TASK TO CARRY OUT: Exactly as written, quote every line that follows, skipping the images.

DATASET EXTRACT:
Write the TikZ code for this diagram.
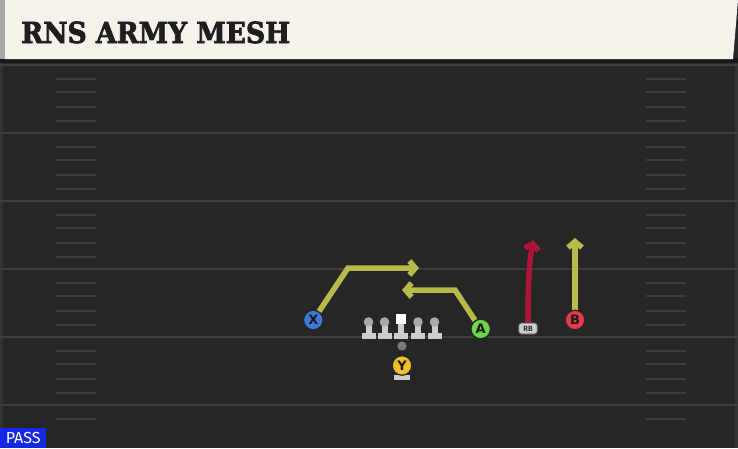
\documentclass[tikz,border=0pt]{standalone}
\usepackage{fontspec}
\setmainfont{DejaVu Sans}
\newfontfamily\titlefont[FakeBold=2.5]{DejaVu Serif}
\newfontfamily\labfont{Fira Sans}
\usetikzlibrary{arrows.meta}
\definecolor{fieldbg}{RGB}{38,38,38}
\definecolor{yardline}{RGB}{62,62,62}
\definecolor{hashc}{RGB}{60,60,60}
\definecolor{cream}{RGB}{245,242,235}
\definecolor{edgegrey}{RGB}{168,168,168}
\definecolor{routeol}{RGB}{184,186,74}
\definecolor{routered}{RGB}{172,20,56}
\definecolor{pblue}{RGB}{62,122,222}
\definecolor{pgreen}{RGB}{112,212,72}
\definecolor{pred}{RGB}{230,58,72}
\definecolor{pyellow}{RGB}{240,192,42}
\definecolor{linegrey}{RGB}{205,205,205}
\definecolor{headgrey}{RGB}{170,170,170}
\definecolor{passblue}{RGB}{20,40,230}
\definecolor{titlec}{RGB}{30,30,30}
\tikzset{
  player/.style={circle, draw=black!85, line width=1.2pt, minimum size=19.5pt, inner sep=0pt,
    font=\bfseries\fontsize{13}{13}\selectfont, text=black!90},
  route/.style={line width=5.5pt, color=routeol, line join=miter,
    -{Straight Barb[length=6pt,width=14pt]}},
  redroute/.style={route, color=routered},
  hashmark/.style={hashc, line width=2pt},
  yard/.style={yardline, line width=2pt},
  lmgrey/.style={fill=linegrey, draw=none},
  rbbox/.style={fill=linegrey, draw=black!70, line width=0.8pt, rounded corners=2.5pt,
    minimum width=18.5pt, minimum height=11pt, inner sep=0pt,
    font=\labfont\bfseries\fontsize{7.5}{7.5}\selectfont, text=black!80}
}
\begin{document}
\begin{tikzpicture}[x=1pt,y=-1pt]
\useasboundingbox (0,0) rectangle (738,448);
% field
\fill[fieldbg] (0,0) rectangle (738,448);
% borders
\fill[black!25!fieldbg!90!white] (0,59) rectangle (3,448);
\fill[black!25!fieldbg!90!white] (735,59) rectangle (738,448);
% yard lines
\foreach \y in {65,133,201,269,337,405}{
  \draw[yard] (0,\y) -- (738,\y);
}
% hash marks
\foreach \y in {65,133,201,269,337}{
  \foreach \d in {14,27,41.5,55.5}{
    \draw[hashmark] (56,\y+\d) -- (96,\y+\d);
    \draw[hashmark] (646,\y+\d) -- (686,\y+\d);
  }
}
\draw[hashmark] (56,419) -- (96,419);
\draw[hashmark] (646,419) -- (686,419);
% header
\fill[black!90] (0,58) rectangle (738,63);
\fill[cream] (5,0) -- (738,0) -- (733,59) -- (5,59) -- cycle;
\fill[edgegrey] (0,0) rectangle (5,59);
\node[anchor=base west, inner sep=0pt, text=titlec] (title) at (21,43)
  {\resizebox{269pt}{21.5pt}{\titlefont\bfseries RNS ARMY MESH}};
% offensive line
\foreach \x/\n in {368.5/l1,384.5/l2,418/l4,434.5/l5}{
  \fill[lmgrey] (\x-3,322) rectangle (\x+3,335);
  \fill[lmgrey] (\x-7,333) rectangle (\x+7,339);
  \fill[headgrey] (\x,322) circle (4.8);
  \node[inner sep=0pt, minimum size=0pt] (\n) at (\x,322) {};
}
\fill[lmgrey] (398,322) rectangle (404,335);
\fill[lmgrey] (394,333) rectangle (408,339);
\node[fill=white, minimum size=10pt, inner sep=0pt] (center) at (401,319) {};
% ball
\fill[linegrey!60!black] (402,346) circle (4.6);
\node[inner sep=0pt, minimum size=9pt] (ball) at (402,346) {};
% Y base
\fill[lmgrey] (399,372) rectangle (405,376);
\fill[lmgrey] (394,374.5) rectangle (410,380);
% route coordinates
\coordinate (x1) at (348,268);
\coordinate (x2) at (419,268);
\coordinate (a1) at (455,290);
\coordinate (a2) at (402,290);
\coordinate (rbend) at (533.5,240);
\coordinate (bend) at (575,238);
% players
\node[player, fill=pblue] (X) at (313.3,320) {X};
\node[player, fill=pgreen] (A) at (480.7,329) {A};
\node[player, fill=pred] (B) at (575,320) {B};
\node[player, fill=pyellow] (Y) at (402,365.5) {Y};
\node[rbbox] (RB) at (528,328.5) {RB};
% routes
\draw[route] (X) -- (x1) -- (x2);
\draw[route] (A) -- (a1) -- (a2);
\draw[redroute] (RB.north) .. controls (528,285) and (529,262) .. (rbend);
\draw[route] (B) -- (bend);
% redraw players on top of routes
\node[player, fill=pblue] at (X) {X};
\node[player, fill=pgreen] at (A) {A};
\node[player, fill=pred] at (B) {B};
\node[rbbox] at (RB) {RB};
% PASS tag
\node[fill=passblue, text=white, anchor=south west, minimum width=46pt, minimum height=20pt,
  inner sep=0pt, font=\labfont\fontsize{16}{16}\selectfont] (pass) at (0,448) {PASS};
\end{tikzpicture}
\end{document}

EXERCISE SOLUTION:
Write the TikZ code for this diagram.
\documentclass[tikz,border=0pt]{standalone}
\usepackage{fontspec}
\setmainfont{DejaVu Sans}
\newfontfamily\titlefont[FakeBold=2.5]{DejaVu Serif}
\newfontfamily\labfont{Fira Sans}
\usetikzlibrary{arrows.meta}
\definecolor{fieldbg}{RGB}{38,38,38}
\definecolor{yardline}{RGB}{62,62,62}
\definecolor{hashc}{RGB}{60,60,60}
\definecolor{cream}{RGB}{245,242,235}
\definecolor{edgegrey}{RGB}{168,168,168}
\definecolor{routeol}{RGB}{184,186,74}
\definecolor{routered}{RGB}{172,20,56}
\definecolor{pblue}{RGB}{62,122,222}
\definecolor{pgreen}{RGB}{112,212,72}
\definecolor{pred}{RGB}{230,58,72}
\definecolor{pyellow}{RGB}{240,192,42}
\definecolor{linegrey}{RGB}{205,205,205}
\definecolor{headgrey}{RGB}{170,170,170}
\definecolor{passblue}{RGB}{20,40,230}
\definecolor{titlec}{RGB}{30,30,30}
\tikzset{
  player/.style={circle, draw=black!85, line width=1.2pt, minimum size=19.5pt, inner sep=0pt,
    font=\bfseries\fontsize{13}{13}\selectfont, text=black!90},
  route/.style={line width=5.5pt, color=routeol, line join=miter,
    -{Straight Barb[length=6pt,width=14pt]}},
  redroute/.style={route, color=routered},
  hashmark/.style={hashc, line width=2pt},
  yard/.style={yardline, line width=2pt},
  lmgrey/.style={fill=linegrey, draw=none},
  rbbox/.style={fill=linegrey, draw=black!70, line width=0.8pt, rounded corners=2.5pt,
    minimum width=18.5pt, minimum height=11pt, inner sep=0pt,
    font=\labfont\bfseries\fontsize{7.5}{7.5}\selectfont, text=black!80}
}
\begin{document}
\begin{tikzpicture}[x=1pt,y=-1pt]
\useasboundingbox (0,0) rectangle (738,448);
% field
\fill[fieldbg] (0,0) rectangle (738,448);
% borders
\fill[black!25!fieldbg!90!white] (0,59) rectangle (3,448);
\fill[black!25!fieldbg!90!white] (735,59) rectangle (738,448);
% yard lines
\foreach \y in {65,133,201,269,337,405}{
  \draw[yard] (0,\y) -- (738,\y);
}
% hash marks
\foreach \y in {65,133,201,269,337}{
  \foreach \d in {14,27,41.5,55.5}{
    \draw[hashmark] (56,\y+\d) -- (96,\y+\d);
    \draw[hashmark] (646,\y+\d) -- (686,\y+\d);
  }
}
\draw[hashmark] (56,419) -- (96,419);
\draw[hashmark] (646,419) -- (686,419);
% header
\fill[black!90] (0,58) rectangle (738,63);
\fill[cream] (5,0) -- (738,0) -- (733,59) -- (5,59) -- cycle;
\fill[edgegrey] (0,0) rectangle (5,59);
\node[anchor=base west, inner sep=0pt, text=titlec] (title) at (21,43)
  {\resizebox{269pt}{21.5pt}{\titlefont\bfseries RNS ARMY MESH}};
% offensive line
\foreach \x/\n in {368.5/l1,384.5/l2,418/l4,434.5/l5}{
  \fill[lmgrey] (\x-3,322) rectangle (\x+3,335);
  \fill[lmgrey] (\x-7,333) rectangle (\x+7,339);
  \fill[headgrey] (\x,322) circle (4.8);
  \node[inner sep=0pt, minimum size=0pt] (\n) at (\x,322) {};
}
\fill[lmgrey] (398,322) rectangle (404,335);
\fill[lmgrey] (394,333) rectangle (408,339);
\node[fill=white, minimum size=10pt, inner sep=0pt] (center) at (401,319) {};
% ball
\fill[linegrey!60!black] (402,346) circle (4.6);
\node[inner sep=0pt, minimum size=9pt] (ball) at (402,346) {};
% Y base
\fill[lmgrey] (399,372) rectangle (405,376);
\fill[lmgrey] (394,374.5) rectangle (410,380);
% route coordinates
\coordinate (x1) at (348,268);
\coordinate (x2) at (419,268);
\coordinate (a1) at (455,290);
\coordinate (a2) at (402,290);
\coordinate (rbend) at (533.5,240);
\coordinate (bend) at (575,238);
% players
\node[player, fill=pblue] (X) at (313.3,320) {X};
\node[player, fill=pgreen] (A) at (480.7,329) {A};
\node[player, fill=pred] (B) at (575,320) {B};
\node[player, fill=pyellow] (Y) at (402,365.5) {Y};
\node[rbbox] (RB) at (528,328.5) {RB};
% routes
\draw[route] (X) -- (x1) -- (x2);
\draw[route] (A) -- (a1) -- (a2);
\draw[redroute] (RB.north) .. controls (528,285) and (529,262) .. (rbend);
\draw[route] (B) -- (bend);
% redraw players on top of routes
\node[player, fill=pblue] at (X) {X};
\node[player, fill=pgreen] at (A) {A};
\node[player, fill=pred] at (B) {B};
\node[rbbox] at (RB) {RB};
% PASS tag
\node[fill=passblue, text=white, anchor=south west, minimum width=46pt, minimum height=20pt,
  inner sep=0pt, font=\labfont\fontsize{16}{16}\selectfont] (pass) at (0,448) {PASS};
\end{tikzpicture}
\end{document}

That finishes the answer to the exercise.